The vast majority of dental purchases involve the assignment of an existing Lease and not the grant of a new Lease. On the assignment of an existing Lease, there will be very little room to re-negotiate its terms. You must bear in mind that you are taking over an existing document, which will have reflected the prevailing economic climate at the time and the relative bargaining strengths of the respective parties to that document.
This will not necessarily be so on the grant of a new Lease - the parties i.e. the prospective Landlord and prospective Tenant will take an active role in negotiating its terms.
Length of term, rent and rent review pattern
The vast majority of you will be purchasing a Practice with the assistance of finance, hopefully, from a specialist dental lender. A lender will, nines times out of ten, require a mortgage over that Lease and will require the term of the loan to be no longer than the (remaining) length of the term of the Lease. It goes without saying that, the longer the Lease, the longer the term of the Loan, so the lower your monthly outgoings.
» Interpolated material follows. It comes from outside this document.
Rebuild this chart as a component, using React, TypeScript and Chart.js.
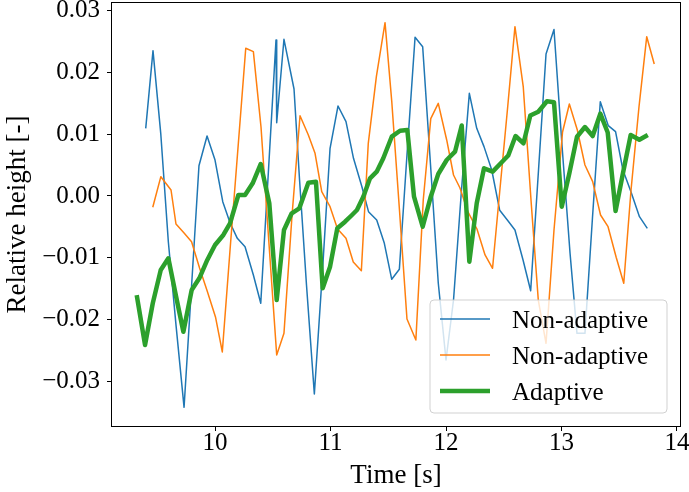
import React, { useEffect, useRef } from 'react';
import { Chart, registerables } from 'chart.js';

Chart.register(...registerables);

// ---- data ----
const blueT = [9.400, 9.463, 9.530, 9.596, 9.662, 9.732, 9.797, 9.861, 9.931, 10.000, 10.067, 10.130, 10.193, 10.260, 10.332, 10.396, 10.463, 10.528, 10.534, 10.597, 10.684, 10.732, 10.792, 10.860, 10.931, 10.996, 11.065, 11.134, 11.199, 11.270, 11.329, 11.400, 11.466, 11.530, 11.596, 11.662, 11.732, 11.798, 11.866, 11.933, 12.000, 12.065, 12.134, 12.202, 12.266, 12.329, 12.396, 12.465, 12.531, 12.597, 12.667, 12.733, 12.801, 12.866, 12.935, 13.004, 13.074, 13.134, 13.203, 13.268, 13.336, 13.405, 13.468, 13.532, 13.602, 13.675, 13.743];
const blueY = [0.01097, 0.02355, 0.01016, -0.00746, -0.0209, -0.03425, -0.01459, 0.00491, 0.00972, 0.00583, -0.00092, -0.00433, -0.00686, -0.00822, -0.0128, -0.01739, 0.00421, 0.02528, 0.01188, 0.0254, 0.01734, 0.0026, -0.01442, -0.03209, -0.0120, 0.00773, 0.01459, 0.01204, 0.00611, 0.00162, -0.00254, -0.00389, -0.00767, -0.0135, -0.01188, 0.00665, 0.02572, 0.0242, 0.00502, -0.0141, -0.02658, -0.01686, 0.00097, 0.01664, 0.01097, 0.008, 0.00421, -0.00232, -0.00389, -0.00551, -0.01037, -0.01535, 0.00421, 0.02301, 0.02699, 0.00827, -0.00929, -0.02226, -0.02226, -0.00357, 0.01529, 0.0114, 0.01043, 0.00421, 0.00065, -0.00335, -0.00524];

const orangeT = [9.461, 9.531, 9.619, 9.662, 9.732, 9.797, 9.866, 9.935, 10.004, 10.063, 10.130, 10.202, 10.266, 10.332, 10.398, 10.465, 10.534, 10.597, 10.667, 10.736, 10.808, 10.866, 10.924, 10.996, 11.061, 11.134, 11.197, 11.267, 11.327, 11.397, 11.472, 11.530, 11.597, 11.662, 11.739, 11.803, 11.868, 11.933, 12.006, 12.065, 12.121, 12.190, 12.268, 12.338, 12.403, 12.468, 12.534, 12.597, 12.669, 12.739, 12.799, 12.866, 12.935, 13.009, 13.068, 13.137, 13.203, 13.270, 13.338, 13.403, 13.474, 13.539, 13.602, 13.671, 13.738, 13.803];
const orangeY = [-0.00183, 0.00313, 0.00097, -0.00454, -0.006, -0.00741, -0.01167, -0.01556, -0.01961, -0.02528, -0.00875, 0.00854, 0.02394, 0.02339, 0.01123, -0.00713, -0.02577, -0.02225, -0.00308, 0.01301, 0.00989, 0.00692, 0.0007, -0.00173, -0.00535, -0.00686, -0.0107, -0.01211, 0.00854, 0.01934, 0.02809, 0.0154, -0.00227, -0.01994, -0.02334, -0.00065, 0.01253, 0.01502, 0.00908, 0.0034, 0.0013, -0.00259, -0.00535, -0.00956, -0.01172, 0.0013, 0.01442, 0.02744, 0.01767, -0.00146, -0.01686, -0.02387, -0.00551, 0.01037, 0.01491, 0.0107, 0.00502, 0.00232, -0.00308, -0.00498, -0.00997, -0.01415, 0.00097, 0.01447, 0.02582, 0.02139];

const greenT = [9.322, 9.394, 9.461, 9.530, 9.596, 9.662, 9.726, 9.798, 9.864, 9.933, 10.000, 10.072, 10.130, 10.202, 10.260, 10.326, 10.396, 10.470, 10.534, 10.597, 10.664, 10.730, 10.808, 10.874, 10.932, 10.996, 11.059, 11.126, 11.186, 11.229, 11.284, 11.342, 11.400, 11.457, 11.530, 11.602, 11.665, 11.723, 11.798, 11.868, 11.933, 12.006, 12.078, 12.136, 12.202, 12.266, 12.329, 12.404, 12.474, 12.539, 12.602, 12.671, 12.730, 12.799, 12.874, 12.935, 13.002, 13.068, 13.134, 13.203, 13.270, 13.336, 13.400, 13.468, 13.532, 13.599, 13.674, 13.747];
const greenY = [-0.01605, -0.02415, -0.01739, -0.01199, -0.0101, -0.0162, -0.0220, -0.01524, -0.01334, -0.01037, -0.00794, -0.00632, -0.00442, 0.00016, 0.00016, 0.00206, 0.00519, -0.00118, -0.01686, -0.00551, -0.0028, -0.0020, 0.00216, 0.00232, -0.01496, -0.01146, -0.00523, -0.00417, -0.00308, -0.00227, -0.00011, 0.00287, 0.00394, 0.00611, 0.00961, 0.01058, 0.0107, -0.00011, -0.00498, -0.00011, 0.00357, 0.00583, 0.00718, 0.01143, -0.01065, -0.00118, 0.00449, 0.00394, 0.0053, 0.00656, 0.00972, 0.00854, 0.01305, 0.01366, 0.01536, 0.01519, -0.00173, 0.00368, 0.00961, 0.01118, 0.00972, 0.01334, 0.01029, -0.00243, 0.00368, 0.00989, 0.00912, 0.00989];

const xTicks = [10, 11, 12, 13, 14];
const yTicks = [-0.03, -0.02, -0.01, 0, 0.01, 0.02, 0.03];
const seriesLabels = ['Non-adaptive', 'Non-adaptive', 'Adaptive'];
const xTitle = 'Time [s]';
const yTitle = 'Relative height [-]';
const xRange = [9.108, 14.026];
const yRange = [-0.03728, 0.03128];

const FONT = "'Liberation Serif', 'Times New Roman', serif";
const FS = 25;
const TFS = 27;
const COLORS = ['#1f77b4', '#ff7f0e', '#2ca02c'];
const WIDTHS = [1.5, 1.5, 4.5];

export default function App() {
  const ref = useRef<HTMLCanvasElement>(null);

  useEffect(() => {
    const canvas = ref.current;
    if (!canvas) return;
    const pts = (t: number[], y: number[]) => t.map((v, i) => ({ x: v, y: y[i] }));

    const framePlugin = {
      id: 'frame',
      afterDatasetsDraw(chart: any) {
        const { ctx, chartArea: a } = chart;
        ctx.save();
        ctx.strokeStyle = '#000';
        ctx.lineWidth = 1;
        ctx.strokeRect(Math.round(a.left) - 0.5, Math.round(a.top) - 0.5, Math.round(a.right - a.left) + 1, Math.round(a.bottom - a.top) + 1);
        ctx.restore();
      },
    };

    const legendPlugin = {
      id: 'boxLegend',
      afterDraw(chart: any) {
        const { ctx, chartArea: a } = chart;
        const bx = a.right - 250, by = a.bottom - 126, bw = 237, bh = 113, r = 4;
        ctx.save();
        ctx.beginPath();
        ctx.moveTo(bx + r, by);
        ctx.arcTo(bx + bw, by, bx + bw, by + bh, r);
        ctx.arcTo(bx + bw, by + bh, bx, by + bh, r);
        ctx.arcTo(bx, by + bh, bx, by, r);
        ctx.arcTo(bx, by, bx + bw, by, r);
        ctx.closePath();
        ctx.fillStyle = 'rgba(255,255,255,0.8)';
        ctx.fill();
        ctx.strokeStyle = 'rgba(204,204,204,0.9)';
        ctx.lineWidth = 1;
        ctx.stroke();
        chart.data.datasets.forEach((ds: any, i: number) => {
          const ly = by + 19 + i * 36;
          ctx.beginPath();
          ctx.strokeStyle = ds.borderColor;
          ctx.lineWidth = ds.borderWidth;
          ctx.lineCap = 'butt';
          ctx.moveTo(bx + 10, ly);
          ctx.lineTo(bx + 60, ly);
          ctx.stroke();
          ctx.fillStyle = '#000';
          ctx.font = `${FS}px ${FONT}`;
          ctx.textBaseline = 'alphabetic';
          ctx.textAlign = 'left';
          ctx.fillText(ds.label, bx + 82, ly + 8.5);
        });
        ctx.restore();
      },
    };

    const yFmt = (v: any) => {
      const n = Number(v);
      if (Math.abs(n) < 1e-9) return '0.00';
      return (n < 0 ? '\u2212' : '') + Math.abs(n).toFixed(2);
    };

    const chart = new Chart(canvas, {
      type: 'line',
      data: {
        datasets: [
          { label: seriesLabels[0], data: pts(blueT, blueY), borderColor: COLORS[0], borderWidth: WIDTHS[0], order: 2 },
          { label: seriesLabels[1], data: pts(orangeT, orangeY), borderColor: COLORS[1], borderWidth: WIDTHS[1], order: 1 },
          { label: seriesLabels[2], data: pts(greenT, greenY), borderColor: COLORS[2], borderWidth: WIDTHS[2], order: 0 },
        ].map((d) => ({ ...d, pointRadius: 0, tension: 0, fill: false, borderJoinStyle: 'round' as const, borderCapStyle: 'butt' as const })),
      },
      options: {
        responsive: false,
        animation: false,
        events: [],
        layout: { padding: { left: 0, right: 9, top: 3, bottom: 0 } },
        plugins: { legend: { display: false }, tooltip: { enabled: false } },
        scales: {
          x: {
            type: 'linear',
            min: xRange[0],
            max: xRange[1],
            afterBuildTicks: (s: any) => { s.ticks = xTicks.map((v) => ({ value: v })); },
            afterFit: (s: any) => { s.height = 66; s.paddingLeft = 0; s.paddingRight = 0; },
            grid: { display: true, drawOnChartArea: false, drawTicks: true, tickLength: 5, color: '#000', tickWidth: 1 },
            border: { display: false },
            ticks: { color: '#000', padding: 0, maxRotation: 0, font: { family: FONT, size: FS, lineHeight: 1 }, callback: (v: any) => String(v) },
            title: { display: true, text: xTitle, color: '#000', font: { family: FONT, size: TFS, lineHeight: 1.2 }, padding: { top: 0, bottom: 0 } },
          },
          y: {
            type: 'linear',
            min: yRange[0],
            max: yRange[1],
            afterBuildTicks: (s: any) => { s.ticks = yTicks.map((v) => ({ value: v })); },
            afterFit: (s: any) => { s.width = 112; s.paddingTop = 0; s.paddingBottom = 0; },
            grid: { display: true, drawOnChartArea: false, drawTicks: true, tickLength: 5, color: '#000', tickWidth: 1 },
            border: { display: false },
            ticks: { color: '#000', padding: 7, font: { family: FONT, size: FS }, callback: yFmt },
            title: { display: true, text: yTitle, color: '#000', font: { family: FONT, size: TFS, lineHeight: 1.2 }, padding: { top: 2, bottom: 0 } },
          },
        },
      },
      plugins: [framePlugin, legendPlugin],
    } as any);

    return () => chart.destroy();
  }, []);

  return (
    <div style={{ position: 'fixed', left: 0, top: 0, width: 689, height: 492, background: '#fff' }}>
      <canvas ref={ref} width={689} height={492} style={{ display: 'block', width: 689, height: 492 }} />
    </div>
  );
}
How long do you want? I suppose the answer to this depends on your own particular profile and future ambitions. You must also try to wear the hat of the Landlord for a minute. What does he want? In pure investment terms, the necessary answer to this is that (normally) he will to want to maximise his investment for the longest possible period, whilst at the time, having the security that the rent will be paid and that the other Lease covenants are complied with. Dentists are recognised as extremely good Tenants. This in itself will give you some negotiating power. The average length of a new Lease to a dentist is between ten and twenty years.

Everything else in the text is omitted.